**Collected data:**
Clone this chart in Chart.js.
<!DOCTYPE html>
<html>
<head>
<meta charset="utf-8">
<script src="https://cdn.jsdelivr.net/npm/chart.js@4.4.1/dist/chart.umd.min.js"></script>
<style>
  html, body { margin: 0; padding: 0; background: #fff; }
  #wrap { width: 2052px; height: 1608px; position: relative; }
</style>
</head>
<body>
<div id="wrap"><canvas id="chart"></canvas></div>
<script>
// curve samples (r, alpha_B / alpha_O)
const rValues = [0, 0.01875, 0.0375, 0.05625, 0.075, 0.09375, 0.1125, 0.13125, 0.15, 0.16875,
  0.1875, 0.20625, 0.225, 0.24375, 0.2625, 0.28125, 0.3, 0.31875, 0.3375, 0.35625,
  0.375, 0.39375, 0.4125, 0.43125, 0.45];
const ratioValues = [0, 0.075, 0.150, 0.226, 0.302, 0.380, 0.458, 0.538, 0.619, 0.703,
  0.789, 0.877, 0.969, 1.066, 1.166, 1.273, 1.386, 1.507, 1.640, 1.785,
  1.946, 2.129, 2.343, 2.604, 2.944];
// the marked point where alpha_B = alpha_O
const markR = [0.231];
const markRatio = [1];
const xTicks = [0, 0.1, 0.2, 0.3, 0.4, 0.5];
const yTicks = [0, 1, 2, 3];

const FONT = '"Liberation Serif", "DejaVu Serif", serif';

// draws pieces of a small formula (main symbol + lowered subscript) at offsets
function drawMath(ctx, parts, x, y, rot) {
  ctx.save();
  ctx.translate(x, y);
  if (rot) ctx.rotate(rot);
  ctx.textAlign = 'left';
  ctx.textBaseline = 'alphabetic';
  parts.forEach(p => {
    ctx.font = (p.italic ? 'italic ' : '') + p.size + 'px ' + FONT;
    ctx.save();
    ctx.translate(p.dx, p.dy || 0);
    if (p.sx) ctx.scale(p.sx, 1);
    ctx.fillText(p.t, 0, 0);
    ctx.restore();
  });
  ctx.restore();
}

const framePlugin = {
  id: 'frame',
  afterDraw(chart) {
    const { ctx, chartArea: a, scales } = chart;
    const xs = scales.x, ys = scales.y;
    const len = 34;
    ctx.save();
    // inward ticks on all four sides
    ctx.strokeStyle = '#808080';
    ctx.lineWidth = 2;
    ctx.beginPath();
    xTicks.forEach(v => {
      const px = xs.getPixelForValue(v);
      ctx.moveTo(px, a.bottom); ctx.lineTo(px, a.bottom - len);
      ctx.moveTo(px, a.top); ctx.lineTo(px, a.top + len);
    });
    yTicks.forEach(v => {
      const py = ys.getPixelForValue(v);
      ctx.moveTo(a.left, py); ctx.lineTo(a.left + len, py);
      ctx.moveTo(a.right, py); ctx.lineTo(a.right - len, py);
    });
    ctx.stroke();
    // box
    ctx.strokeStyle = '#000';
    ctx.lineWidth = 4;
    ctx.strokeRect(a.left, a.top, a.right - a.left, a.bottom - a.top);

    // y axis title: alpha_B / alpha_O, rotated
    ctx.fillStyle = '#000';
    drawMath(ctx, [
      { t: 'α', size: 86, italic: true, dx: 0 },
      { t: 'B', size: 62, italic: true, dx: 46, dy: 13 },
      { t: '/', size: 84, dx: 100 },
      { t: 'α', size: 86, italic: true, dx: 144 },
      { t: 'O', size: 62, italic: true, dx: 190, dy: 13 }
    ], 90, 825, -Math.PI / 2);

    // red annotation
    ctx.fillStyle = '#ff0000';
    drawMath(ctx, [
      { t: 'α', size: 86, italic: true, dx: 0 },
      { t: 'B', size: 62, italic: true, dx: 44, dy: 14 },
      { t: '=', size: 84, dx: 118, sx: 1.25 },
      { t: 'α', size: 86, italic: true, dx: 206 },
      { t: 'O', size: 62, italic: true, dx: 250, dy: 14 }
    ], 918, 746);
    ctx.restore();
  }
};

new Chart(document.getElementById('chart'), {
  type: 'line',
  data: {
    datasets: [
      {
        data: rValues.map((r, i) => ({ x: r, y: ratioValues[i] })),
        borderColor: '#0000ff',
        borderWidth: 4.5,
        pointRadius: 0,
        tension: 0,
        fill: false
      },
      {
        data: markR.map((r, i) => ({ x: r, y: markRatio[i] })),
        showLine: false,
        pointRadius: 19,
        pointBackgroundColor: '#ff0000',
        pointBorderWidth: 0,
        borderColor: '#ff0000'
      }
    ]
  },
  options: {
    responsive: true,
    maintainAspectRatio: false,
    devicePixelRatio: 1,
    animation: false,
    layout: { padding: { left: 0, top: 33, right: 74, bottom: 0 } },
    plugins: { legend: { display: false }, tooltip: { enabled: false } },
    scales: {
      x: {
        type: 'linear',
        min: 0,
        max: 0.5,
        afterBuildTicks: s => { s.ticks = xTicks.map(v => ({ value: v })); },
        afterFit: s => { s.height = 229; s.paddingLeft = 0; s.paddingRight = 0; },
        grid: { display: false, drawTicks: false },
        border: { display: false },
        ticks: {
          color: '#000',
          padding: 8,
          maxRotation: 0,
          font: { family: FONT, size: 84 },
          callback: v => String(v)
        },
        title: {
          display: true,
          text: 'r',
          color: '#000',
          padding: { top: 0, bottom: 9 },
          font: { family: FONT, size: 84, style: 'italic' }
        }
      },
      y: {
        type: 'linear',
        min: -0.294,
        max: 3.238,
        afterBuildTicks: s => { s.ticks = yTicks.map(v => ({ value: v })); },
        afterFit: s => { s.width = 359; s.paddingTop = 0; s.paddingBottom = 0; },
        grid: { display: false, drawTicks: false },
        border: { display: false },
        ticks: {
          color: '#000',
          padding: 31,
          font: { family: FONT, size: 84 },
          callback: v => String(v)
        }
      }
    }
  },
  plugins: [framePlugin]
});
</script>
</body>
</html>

**Directions for this task:**
Reproduce the material precisely, including every line.

**Correct answer:**
Clone this chart in Chart.js.
<!DOCTYPE html>
<html>
<head>
<meta charset="utf-8">
<script src="https://cdn.jsdelivr.net/npm/chart.js@4.4.1/dist/chart.umd.min.js"></script>
<style>
  html, body { margin: 0; padding: 0; background: #fff; }
  #wrap { width: 2052px; height: 1608px; position: relative; }
</style>
</head>
<body>
<div id="wrap"><canvas id="chart"></canvas></div>
<script>
// curve samples (r, alpha_B / alpha_O)
const rValues = [0, 0.01875, 0.0375, 0.05625, 0.075, 0.09375, 0.1125, 0.13125, 0.15, 0.16875,
  0.1875, 0.20625, 0.225, 0.24375, 0.2625, 0.28125, 0.3, 0.31875, 0.3375, 0.35625,
  0.375, 0.39375, 0.4125, 0.43125, 0.45];
const ratioValues = [0, 0.075, 0.150, 0.226, 0.302, 0.380, 0.458, 0.538, 0.619, 0.703,
  0.789, 0.877, 0.969, 1.066, 1.166, 1.273, 1.386, 1.507, 1.640, 1.785,
  1.946, 2.129, 2.343, 2.604, 2.944];
// the marked point where alpha_B = alpha_O
const markR = [0.231];
const markRatio = [1];
const xTicks = [0, 0.1, 0.2, 0.3, 0.4, 0.5];
const yTicks = [0, 1, 2, 3];

const FONT = '"Liberation Serif", "DejaVu Serif", serif';

// draws pieces of a small formula (main symbol + lowered subscript) at offsets
function drawMath(ctx, parts, x, y, rot) {
  ctx.save();
  ctx.translate(x, y);
  if (rot) ctx.rotate(rot);
  ctx.textAlign = 'left';
  ctx.textBaseline = 'alphabetic';
  parts.forEach(p => {
    ctx.font = (p.italic ? 'italic ' : '') + p.size + 'px ' + FONT;
    ctx.save();
    ctx.translate(p.dx, p.dy || 0);
    if (p.sx) ctx.scale(p.sx, 1);
    ctx.fillText(p.t, 0, 0);
    ctx.restore();
  });
  ctx.restore();
}

const framePlugin = {
  id: 'frame',
  afterDraw(chart) {
    const { ctx, chartArea: a, scales } = chart;
    const xs = scales.x, ys = scales.y;
    const len = 34;
    ctx.save();
    // inward ticks on all four sides
    ctx.strokeStyle = '#808080';
    ctx.lineWidth = 2;
    ctx.beginPath();
    xTicks.forEach(v => {
      const px = xs.getPixelForValue(v);
      ctx.moveTo(px, a.bottom); ctx.lineTo(px, a.bottom - len);
      ctx.moveTo(px, a.top); ctx.lineTo(px, a.top + len);
    });
    yTicks.forEach(v => {
      const py = ys.getPixelForValue(v);
      ctx.moveTo(a.left, py); ctx.lineTo(a.left + len, py);
      ctx.moveTo(a.right, py); ctx.lineTo(a.right - len, py);
    });
    ctx.stroke();
    // box
    ctx.strokeStyle = '#000';
    ctx.lineWidth = 4;
    ctx.strokeRect(a.left, a.top, a.right - a.left, a.bottom - a.top);

    // y axis title: alpha_B / alpha_O, rotated
    ctx.fillStyle = '#000';
    drawMath(ctx, [
      { t: 'α', size: 86, italic: true, dx: 0 },
      { t: 'B', size: 62, italic: true, dx: 46, dy: 13 },
      { t: '/', size: 84, dx: 100 },
      { t: 'α', size: 86, italic: true, dx: 144 },
      { t: 'O', size: 62, italic: true, dx: 190, dy: 13 }
    ], 90, 825, -Math.PI / 2);

    // red annotation
    ctx.fillStyle = '#ff0000';
    drawMath(ctx, [
      { t: 'α', size: 86, italic: true, dx: 0 },
      { t: 'B', size: 62, italic: true, dx: 44, dy: 14 },
      { t: '=', size: 84, dx: 118, sx: 1.25 },
      { t: 'α', size: 86, italic: true, dx: 206 },
      { t: 'O', size: 62, italic: true, dx: 250, dy: 14 }
    ], 918, 746);
    ctx.restore();
  }
};

new Chart(document.getElementById('chart'), {
  type: 'line',
  data: {
    datasets: [
      {
        data: rValues.map((r, i) => ({ x: r, y: ratioValues[i] })),
        borderColor: '#0000ff',
        borderWidth: 4.5,
        pointRadius: 0,
        tension: 0,
        fill: false
      },
      {
        data: markR.map((r, i) => ({ x: r, y: markRatio[i] })),
        showLine: false,
        pointRadius: 19,
        pointBackgroundColor: '#ff0000',
        pointBorderWidth: 0,
        borderColor: '#ff0000'
      }
    ]
  },
  options: {
    responsive: true,
    maintainAspectRatio: false,
    devicePixelRatio: 1,
    animation: false,
    layout: { padding: { left: 0, top: 33, right: 74, bottom: 0 } },
    plugins: { legend: { display: false }, tooltip: { enabled: false } },
    scales: {
      x: {
        type: 'linear',
        min: 0,
        max: 0.5,
        afterBuildTicks: s => { s.ticks = xTicks.map(v => ({ value: v })); },
        afterFit: s => { s.height = 229; s.paddingLeft = 0; s.paddingRight = 0; },
        grid: { display: false, drawTicks: false },
        border: { display: false },
        ticks: {
          color: '#000',
          padding: 8,
          maxRotation: 0,
          font: { family: FONT, size: 84 },
          callback: v => String(v)
        },
        title: {
          display: true,
          text: 'r',
          color: '#000',
          padding: { top: 0, bottom: 9 },
          font: { family: FONT, size: 84, style: 'italic' }
        }
      },
      y: {
        type: 'linear',
        min: -0.294,
        max: 3.238,
        afterBuildTicks: s => { s.ticks = yTicks.map(v => ({ value: v })); },
        afterFit: s => { s.width = 359; s.paddingTop = 0; s.paddingBottom = 0; },
        grid: { display: false, drawTicks: false },
        border: { display: false },
        ticks: {
          color: '#000',
          padding: 31,
          font: { family: FONT, size: 84 },
          callback: v => String(v)
        }
      }
    }
  },
  plugins: [framePlugin]
});
</script>
</body>
</html>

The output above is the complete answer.